Washington: Supporting Gen McChrystal's
plan to send additional troops to Afghanistan, a former
American General on Wednesday told US lawmakers that there should
be no Afghan "exit strategy" till the al Qaeda leadership
currently based in Pakistan is eliminated.
Any exit of US forces from the region would not only
give the Taliban and al Qaeda a sense of victory, but would
also have adverse impact on the stability of Pakistan, Gen
(retd) Wesley Clark, former NATO Supreme Allied Commander in
Europe, told lawmakers at a Congressional hearing on Pakistan
and Afghanistan.
"We have got about 100,000 troops in Afghanistan and
we simply cannot abruptly reverse US policy. We can't abandon
government in Afghanistan. We can't withdraw promptly our
forces there, however much we might want to, without having
adverse consequences far beyond Afghanistan and, especially,
impacting on the government of Pakistan," Clark said.
"We can see experience after experience with this:
al Qaeda would claim credit; terrorist recruitment would
surge; subversion within states allied and friendly with us
would intensify; Pakistan's stability would be further
undercut; and US power and prestige would wane. We would be
dramatically increasing the threat," he said.

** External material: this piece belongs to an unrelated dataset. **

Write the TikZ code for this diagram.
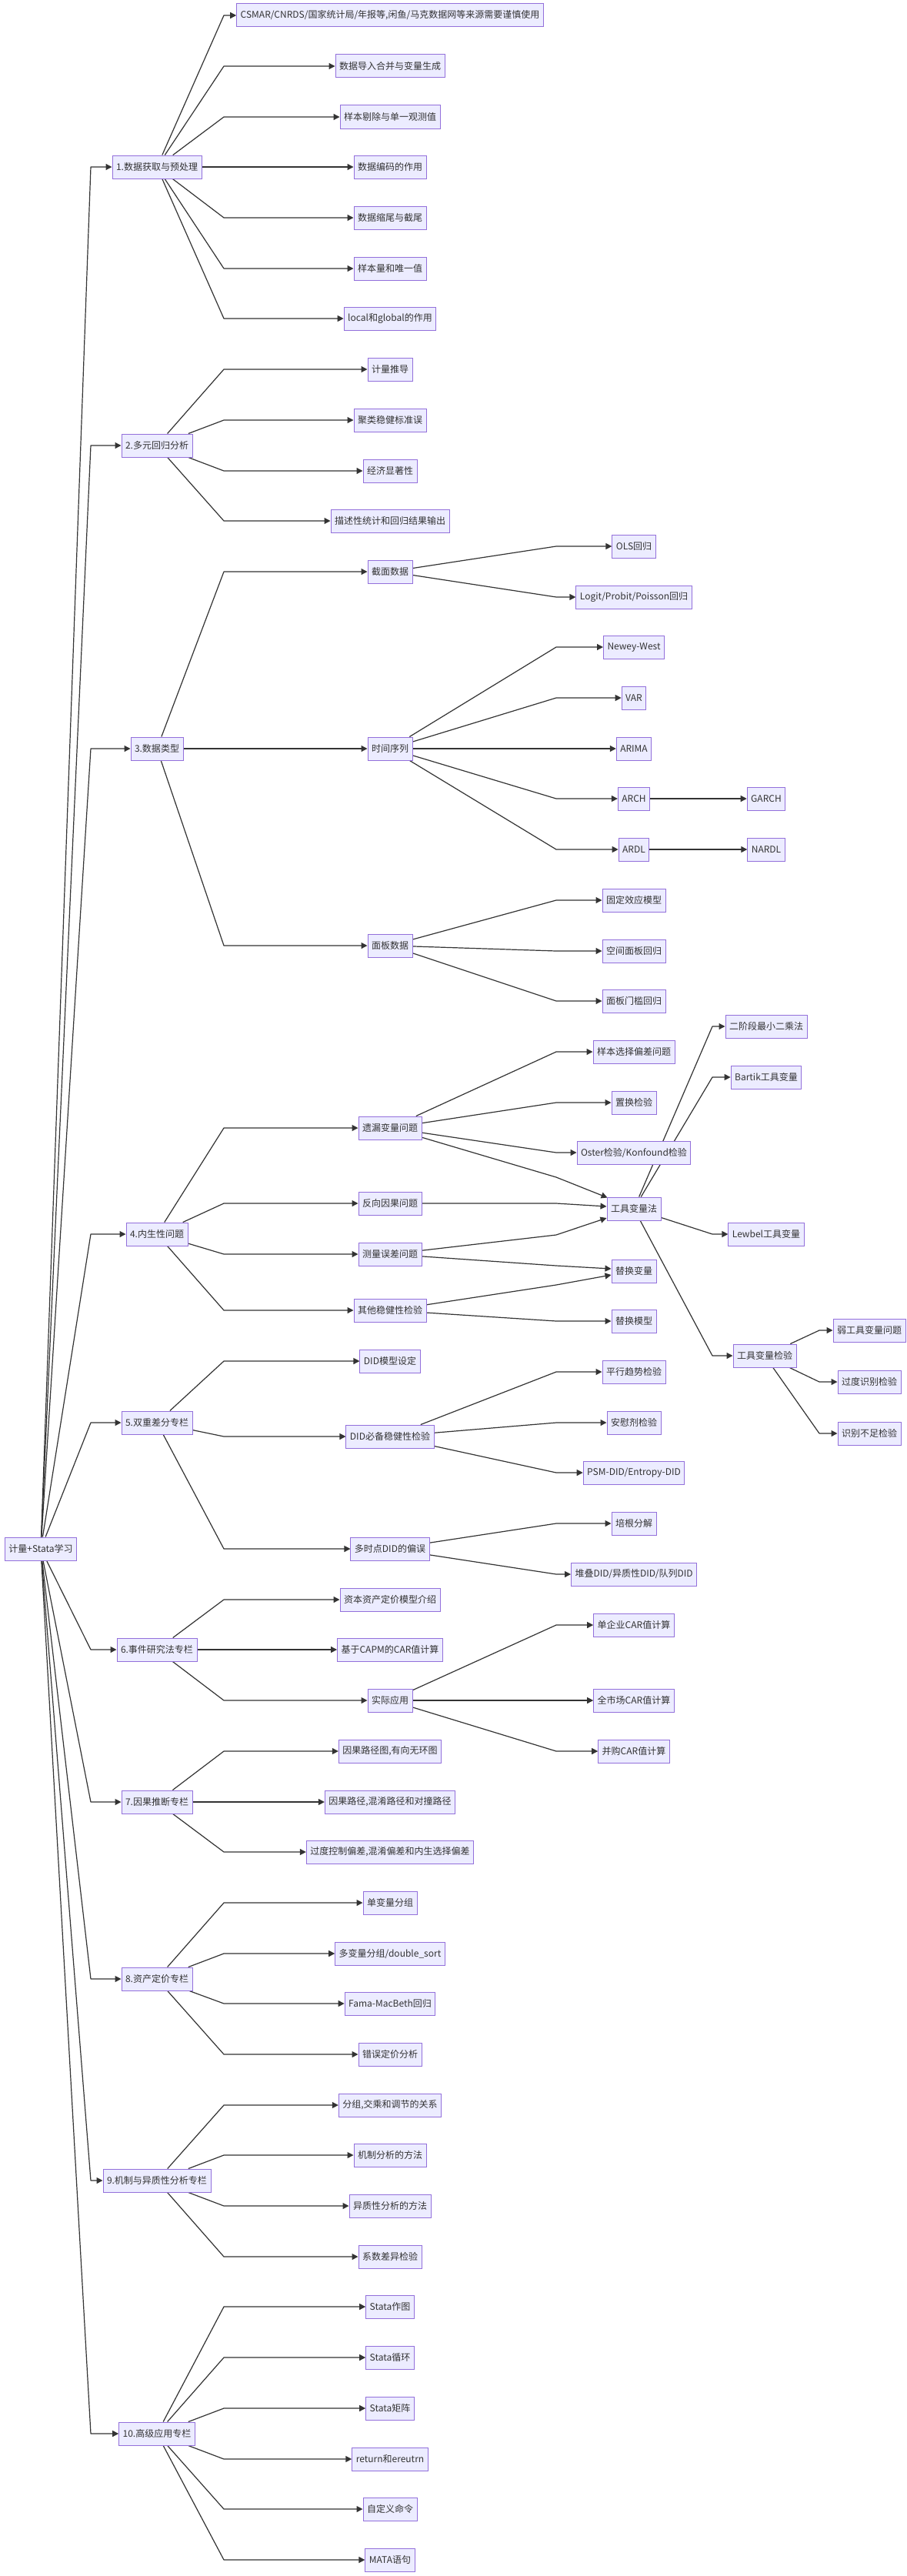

The best exit strategy, he argued, would be after the
US and its allies have taken down the complete leadership of
al Qaeda in Pakistan.
"We do believe that there's still substantial al Qaeda
leadership in Pakistan. The discussion of this has been
publicly suppressed, and probably should remain so, but I hope
it will be forced foremost in the minds of the
administration," Gen Clark said.
"In the meantime, in Afghanistan we've got to build an
exit strategy around four factors: Attempting to reduce the
level of violence by seeking a political amelioration of the
conflict; greater assistance to the government of Pakistan in
dealing with al Qaeda and the Taliban remaining in Pakistan;
economic development in Afghanistan and Pakistan; and
developing a more capable security structure for the Afghans,"
he said.

Supporting the Obama administration's effort to
provide more economic aid to Pakistan, Gen Clark, however,
suggested that the US should demand more direct action by
Pakistan against the al Qaeda leadership.
"We must encourage and demand that Pakistan take
direct action against the al Qaeda leadership. That won't be
easy because there must be someone in Pakistan who must
believe that if it weren't for al Qaeda being there, that we
would be totally aligned with India," he said.

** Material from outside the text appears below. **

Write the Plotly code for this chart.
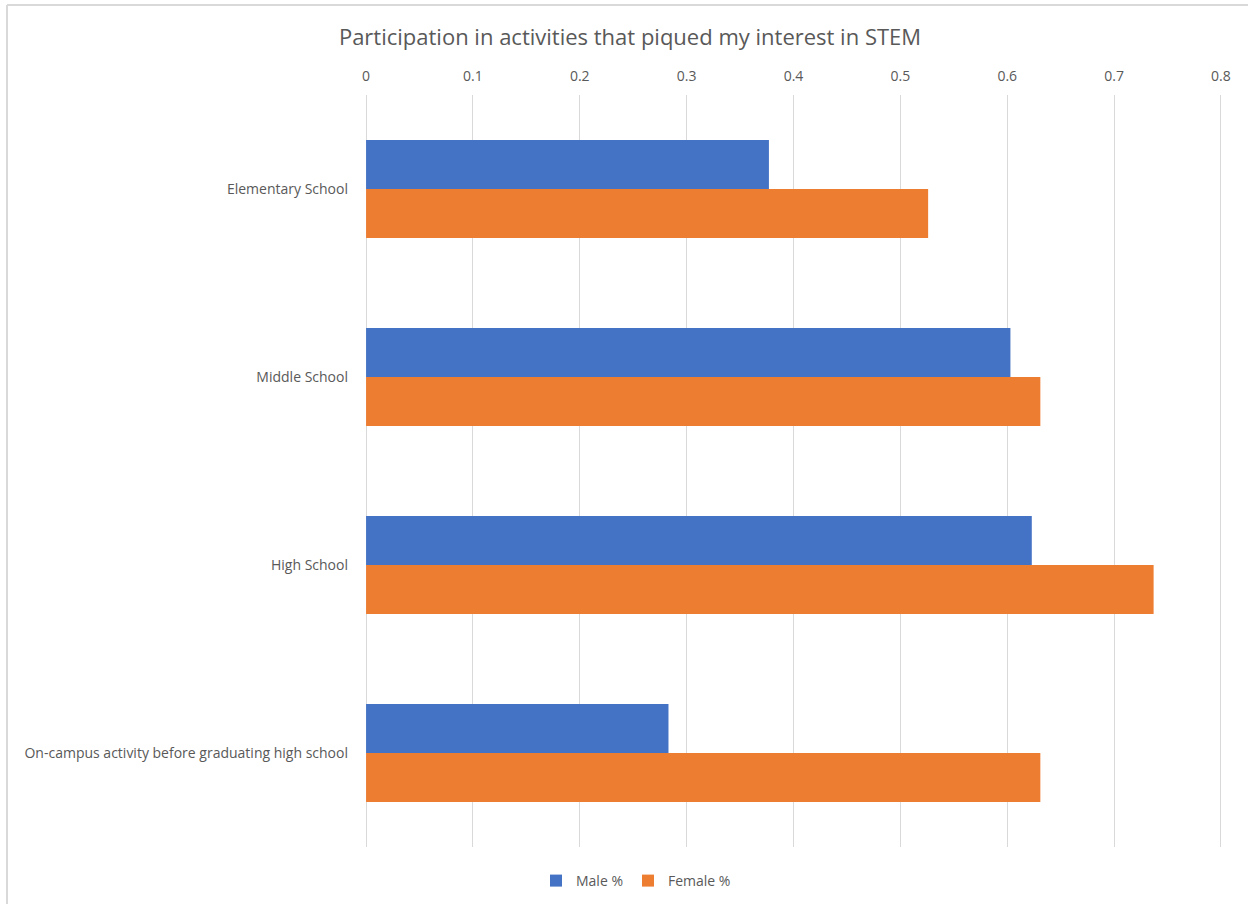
import plotly.graph_objects as go

categories = ["Elementary School", "Middle School", "High School",
              "On-campus activity before graduating high school"]
male = [0.377, 0.603, 0.623, 0.283]
female = [0.526, 0.631, 0.737, 0.631]
x_ticks = [0, 0.1, 0.2, 0.3, 0.4, 0.5, 0.6, 0.7, 0.8]
x_tick_labels = ["0", "0.1", "0.2", "0.3", "0.4", "0.5", "0.6", "0.7", "0.8"]

FONT = "Open Sans"
GRAY = "#595959"
GRID = "#d9d9d9"

fig = go.Figure()
fig.add_trace(go.Bar(y=categories, x=male, name="Male %", orientation="h",
                     marker=dict(color="#4472C4", line=dict(width=0))))
fig.add_trace(go.Bar(y=categories, x=female, name="Female %", orientation="h",
                     marker=dict(color="#ED7D31", line=dict(width=0))))

L, R, T, B = 365, 1222, 95, 847
W, H = 1248, 904
pw, ph = R - L, B - T

def px_x(p):
    return (p - L) / pw

def px_y(p):
    return (B - p) / ph

border = dict(color=GRID, width=2)
fig.add_shape(type="line", xref="paper", yref="paper",
              x0=px_x(7), x1=px_x(1260), y0=px_y(5), y1=px_y(5), line=border)
fig.add_shape(type="line", xref="paper", yref="paper",
              x0=px_x(7), x1=px_x(7), y0=px_y(5), y1=px_y(920), line=border)

fig.update_layout(
    width=W, height=H,
    margin=dict(l=L, r=W - R, t=T, b=H - B, autoexpand=False),
    paper_bgcolor="white", plot_bgcolor="white",
    barmode="group", bargap=0.48, bargroupgap=0,
    font=dict(family=FONT, color=GRAY, size=14),
    title=dict(text="Participation in activities that piqued my interest in STEM",
               x=630 / W, xanchor="center",
               y=1 - 37 / H, yanchor="middle", yref="container",
               font=dict(size=22, color=GRAY, family=FONT)),
    xaxis=dict(side="top", range=[-0.001, 0.801], tickvals=x_ticks, ticktext=x_tick_labels,
               showgrid=True, gridcolor=GRID, gridwidth=1.3,
               zeroline=True, zerolinecolor=GRID, zerolinewidth=1.3,
               showline=False, ticks="",
               ticklabelstandoff=10, tickfont=dict(size=14, color=GRAY)),
    yaxis=dict(categoryorder="array", categoryarray=categories,
               autorange="reversed", showgrid=False, zeroline=False,
               showline=False, ticks="", ticklabelstandoff=16,
               tickfont=dict(size=14, color=GRAY)),
    legend=dict(orientation="h", xref="container", yref="container",
                x=636 / W, xanchor="center", y=1 - 881 / H, yanchor="middle",
                font=dict(size=14, color=GRAY), itemwidth=30,
                traceorder="normal"),
)

fig.write_html("out.html", config={"displayModeBar": False},
               post_script="document.body.style.margin='0';")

"So somehow we've got to disabuse the government of
Pakistan of that suspicion, and it's got to be driven down
through the ranks. And we've got to have their wholehearted
support to clean up their own internal security problems.
"For them, it's not just a matter of teaching the
Taliban a lesson and making them skedaddle back into the
Frontier areas, but it's a matter of their taking care of our
principal threat for us, so we don't have to," Gen Clark said.
The General said the US should also be encouraging the
development of the mineral and hydrocarbon resources in
Afghanistan and promoting a long-range gas pipeline that
connects India and Pakistan to Central Asian gas resources.
As far as security is concerned, we have got to give
them the additional security forces they need - primarily, the
police and the militia that they need. We're never going to be
able to walk away from US responsibilities for the support,
for the intelligence, intelligence collection, the logistics.
We tried to do it in Vietnam and it failed, he said.
"There will never be a complete and wholly
satisfactory solution, and so we've got to meet our own
security needs. And the principal security need in this region
is to reduce the continuing threat of al Qaeda, which is
reportedly based principally in Pakistan. It's their decisive
defeat that we must seek," Gen Clark said.